競合分析では見えない日本企業の強さ

 昨今さまざまな業界で、新興グローバル企業の競争優位に何とか対抗しようと、欧米企業の経営者たちがやっきになっている。

 人件費を抑制しようと海外に生産拠点を移し、グローバルに規模の経済を働かせるために製品ラインの合理化を推し進め、QC(品質管理)サークルやジャスト・イン・タイム生産を取り入れ、日本企業の人事慣行に倣おうとしている。それでもなお十分な競争力が得られないならば、他社との戦略的提携に乗り出す。その相手はほかでもない、自社の競争力を揺るがすライバル企業である。

 これらの施策には、たしかにそれなりの意義があるが、たいていは模倣の域を出ない。ほとんどの企業は、途方もないエネルギーを費やした末、グローバル市場でライバルがすでに享受するのと同じコストや品質面での優位性を手にする程度である。

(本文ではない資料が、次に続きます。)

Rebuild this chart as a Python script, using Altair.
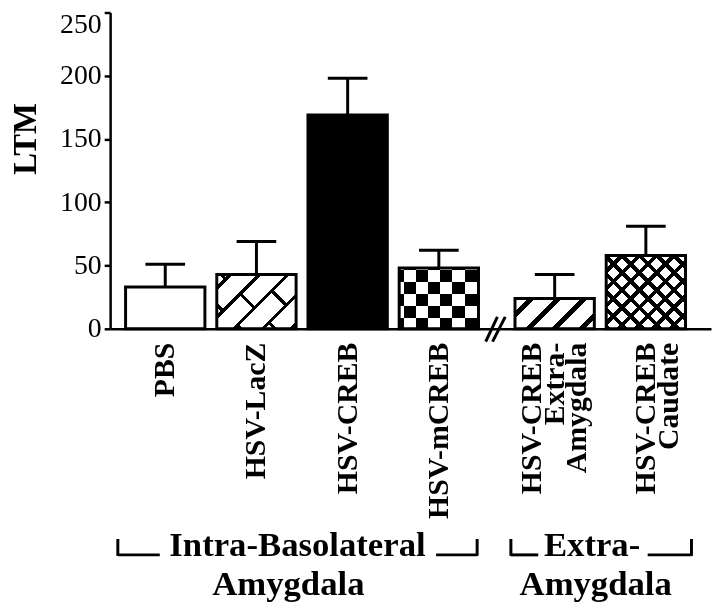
import math
import altair as alt
import pandas as pd

# ---------------- data ----------------
conditions = ["PBS", "HSV-LacZ", "HSV-CREB", "HSV-mCREB",
              "HSV-CREB\nExtra-\nAmygdala", "HSV-CREB\nCaudate"]
ltm_mean = [33, 43, 169, 48, 24, 58]
ltm_sem = [18, 26, 29, 14, 19, 23]
region = ["Intra-Basolateral Amygdala"] * 4 + ["Extra-Amygdala"] * 2
region_names = ["Intra-Basolateral Amygdala", "Extra-Amygdala"]
region_line1 = ["Intra-Basolateral", "Extra-"]
region_line2 = ["Amygdala", "Amygdala"]
y_ticks = [0, 50, 100, 150, 200, 250]
y_title = "LTM"

# ---------------- layout / style ----------------
PLOT_W, PLOT_H = 606, 319
Y_MAX = 250
X_MAX = 6.48
FIRST = 0.55        # first bar centre (x units)
GAP = 0.27          # extra gap at the axis break (x units)
BAR_W = 80
FONT = "Liberation Serif"
PX_PER_Y = PLOT_H / Y_MAX
PX_PER_X = PLOT_W / X_MAX
LAB_LH = 23                       # line spacing of category labels (px)
label_shift = [0, 0, 0, 0, 0, 12]  # px nudges of category label blocks

pos = [i + FIRST + GAP * region_names.index(r) for i, r in enumerate(region)]
upper = [m + s for m, s in zip(ltm_mean, ltm_sem)]
df = pd.DataFrame({"condition": conditions, "pos": pos, "mean": ltm_mean,
                   "upper": upper, "region": region})

xs = alt.Scale(domain=[0, X_MAX], nice=False, zero=False)
ys = alt.Scale(domain=[0, Y_MAX], nice=False)
x_axis = alt.Axis(labels=False, ticks=False, grid=False, title=None,
                  domainColor="black", domainWidth=2.5)
y_axis = alt.Axis(values=y_ticks, grid=False, title=y_title,
                  labelFont=FONT, labelFontSize=28, labelColor="black",
                  labelPadding=3, tickSize=6, tickWidth=2.5, tickColor="black",
                  domainColor="black", domainWidth=2.5,
                  labelOffset=alt.condition("datum.value == 250", alt.value(12), alt.value(0)),
                  titleFont=FONT, titleFontSize=33, titleFontWeight="bold",
                  titleColor="black", titleAngle=270, titleAlign="center",
                  titleBaseline="middle", titleX=-85, titleY=127)


def X(field="pos"):
    return alt.X(f"{field}:Q", scale=xs, axis=x_axis)


def Y(field="mean"):
    return alt.Y(f"{field}:Q", scale=ys, axis=y_axis)


def stripe_gradient(direction, w, h, period, thick, phase, on, off):
    """Hard-edged linear gradient giving stripes inside a w x h rectangle."""
    if direction == "v":
        span = w
        x1, y1, x2, y2 = 0, 0, 1, 0
    elif direction == "h":
        span = h
        x1, y1, x2, y2 = 0, 0, 0, 1
    else:
        span = w + h
        a = w * (w + h) / (w * w + h * h)
        if direction == "/":
            x1, y1, x2, y2 = 0, 0, a, a * h / w
        else:
            x1, y1, x2, y2 = 0, 1, a, 1 - a * h / w

    def color_at(u):
        return on if (u - phase) % period < thick else off

    bounds = set()
    k = math.floor(-phase / period) - 1
    while True:
        s = phase + k * period
        if s > span:
            break
        for b in (s, s + thick):
            if 0 < b < span:
                bounds.add(round(b, 4))
        k += 1
    stops = [alt.GradientStop(color=color_at(0), offset=0)]
    for b in sorted(bounds):
        off_t = round(b / span, 5)
        stops.append(alt.GradientStop(color=color_at(b - 1e-6), offset=off_t))
        stops.append(alt.GradientStop(color=color_at(b + 1e-6), offset=off_t))
    stops.append(alt.GradientStop(color=color_at(span), offset=1))
    return alt.LinearGradient(gradient="linear", stops=stops,
                              x1=x1, y1=y1, x2=x2, y2=y2)


def bar_layer(cond, fill, blend=None):
    kw = dict(width=BAR_W, orient="vertical", fill=fill, strokeWidth=0)
    if blend:
        kw["blend"] = blend
    return (alt.Chart(df).transform_filter(alt.datum.condition == cond)
            .mark_bar(**kw)
            .encode(x=X(), y=Y(), y2=alt.datum(0)))


def h_of(cond):
    return ltm_mean[conditions.index(cond)] * PX_PER_Y


W = BAR_W
BLACK, WHITE, CLEAR = "black", "white", "rgba(0,0,0,0)"
layers = []

# PBS: open bar, HSV-CREB: solid bar
layers.append(bar_layer("PBS", WHITE))
layers.append(bar_layer("HSV-CREB", BLACK))

# HSV-LacZ: diagonal brick pattern (long "/" lines, staggered "\" cross-bars)
c = "HSV-LacZ"; h = h_of(c)
layers.append(bar_layer(c, stripe_gradient("\\", W, h, 35, 4.5, 21.75, BLACK, WHITE)))
layers.append(bar_layer(c, stripe_gradient("/", W, h, 58, 29, 14, WHITE, BLACK), "lighten"))
layers.append(bar_layer(c, stripe_gradient("\\", W, h, 70, 4.5, 21.75, WHITE, BLACK), "difference"))
layers.append(bar_layer(c, stripe_gradient("/", W, h, 29, 4.5, 11.75, BLACK, CLEAR)))

# HSV-mCREB: checkerboard
c = "HSV-mCREB"; h = h_of(c)
layers.append(bar_layer(c, stripe_gradient("v", W, h, 24.6, 12.3, 16.8, BLACK, WHITE)))
layers.append(bar_layer(c, stripe_gradient("h", W, h, 24.0, 12.0, 14.3, WHITE, BLACK), "difference"))

# HSV-CREB Extra-Amygdala: single hatch
c = conditions[4]; h = h_of(c)
layers.append(bar_layer(c, stripe_gradient("/", W, h, 27, 7, 13.1, BLACK, WHITE)))

# HSV-CREB Caudate: cross hatch
c = conditions[5]; h = h_of(c)
layers.append(bar_layer(c, stripe_gradient("/", W, h, 17.5, 5.5, 13.25, BLACK, WHITE)))
layers.append(bar_layer(c, stripe_gradient("\\", W, h, 17.5, 5.5, 17.25, BLACK, CLEAR)))

# outlines
layers.append(alt.Chart(df).mark_bar(width=BAR_W, orient="vertical", filled=False,
                                     stroke="black", strokeWidth=3)
              .encode(x=X(), y=Y(), y2=alt.datum(0)))

# error bars (upper only)
layers.append(alt.Chart(df).mark_rule(color="black", strokeWidth=3)
              .encode(x=X(), y=Y(), y2=alt.Y2("upper:Q")))
layers.append(alt.Chart(df).mark_tick(orient="horizontal", size=40, thickness=3,
                                      color="black", opacity=1)
              .encode(x=X(), y=Y("upper")))

# category labels (one row per text line, lines stacked side by side)
rows_lab = []
for i, cond in enumerate(conditions):
    lines = cond.split("\n")
    n = len(lines)
    for j, ln in enumerate(lines):
        off_px = (j - (n - 1) / 2) * LAB_LH + label_shift[i]
        rows_lab.append({"pos": pos[i] + off_px / PX_PER_X, "t": ln})
layers.append(alt.Chart(pd.DataFrame(rows_lab)).mark_text(
    angle=270, align="right", baseline="middle", font=FONT,
    fontSize=30, fontWeight="bold", color="black")
    .encode(x=X(), y=alt.value(333), text="t:N"))

# axis break marks
bx = (pos[3] + pos[4]) / 2
df_break = pd.DataFrame({"x0": [bx - 0.121, bx - 0.046], "x1": [bx + 0.007, bx + 0.093]})
layers.append(alt.Chart(df_break).mark_rule(color="black", strokeWidth=3)
              .encode(x=X("x0"), x2=alt.X2("x1:Q"), y=alt.value(332), y2=alt.value(307)))

# region brackets and labels
pad_l = [0.52, 0.48]
pad_r = [0.42, 0.50]
arm_l = [0.46, 0.30]
arm_r = [0.45, 0.48]
shift1 = [0.0, -0.10]
shift2 = [-0.10, -0.06]
rows_arm, rows_tick, rows_t1, rows_t2 = [], [], [], []
for gi, g in enumerate(region_names):
    gp = [p for p, r in zip(pos, region) if r == g]
    s, e = min(gp) - pad_l[gi], max(gp) + pad_r[gi]
    ctr = (s + e) / 2
    rows_arm += [{"x0": s, "x1": s + arm_l[gi]}, {"x0": e - arm_r[gi], "x1": e}]
    rows_tick += [{"pos": s}, {"pos": e}]
    rows_t1.append({"pos": ctr + shift1[gi], "t": region_line1[gi]})
    rows_t2.append({"pos": ctr + shift2[gi], "t": region_line2[gi]})

layers.append(alt.Chart(pd.DataFrame(rows_arm)).mark_rule(color="black", strokeWidth=3)
              .encode(x=X("x0"), x2=alt.X2("x1:Q"), y=alt.value(547)))
layers.append(alt.Chart(pd.DataFrame(rows_tick)).mark_rule(color="black", strokeWidth=3)
              .encode(x=X(), y=alt.value(531), y2=alt.value(548)))
for rows, yv in ((rows_t1, 548), (rows_t2, 587)):
    layers.append(alt.Chart(pd.DataFrame(rows)).mark_text(
        align="center", baseline="alphabetic", font=FONT, fontSize=35,
        fontWeight="bold", color="black")
        .encode(x=X(), y=alt.value(yv), text="t:N"))

chart = (alt.layer(*layers)
         .properties(width=PLOT_W, height=PLOT_H,
                     autosize=alt.AutoSizeParams(type="none"),
                     padding={"left": 103, "top": 2, "right": 1, "bottom": 275})
         .configure_view(stroke=None))

chart.save("out.html", embed_options={"renderer": "svg", "actions": False})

 模倣は、相手企業を心から称える気持ちの表れかもしれないが、自社の競争力強化にはつながらないだろう。他社の戦略を模倣した場合、その戦略をすでに実践している企業からは、こちらの動きは手に取るように見えているはずだ。

 そのうえ、成功企業の場合、現在に立ち止まることはまずない。このため当然ながら、多くの経営者がいつまでもライバルの後を追い続け、時折、相手の新たな成果に不意を突かれる。このような経営者と企業は、戦略の基本コンセプトの多くを問い直さない限り、かつての競争力を取り戻すことも、新たな競争力を獲得することもかなわないだろう[注1]

「戦略」が注目を集めるのに従い、欧米企業はその活力を失っていった。我々2人は、これを偶然だとは考えていない。

 たとえば、経営資源とビジネスチャンスの適合度、すなわち「戦略のフィット」、コスト・リーダーシップ、差別化、集中といった「基本戦略」、目標、戦略、戦術という「戦略のヒエラルキー」などを妄信するあまり、往々にして競争力の低下が招かれた。一方の新興グローバル企業は、戦略というものを、欧米流の経営思想とは根本的に異なる視点から考えている。

 このような競争相手を前にしたのでは、これまで正統とされてきた手法を多少手直ししたくらいでは、オペレーション効率を心持ち引き上げるのと同じく、競争力の回復にはつながらないだろう(囲み「対照的な2つの戦略」を参照)。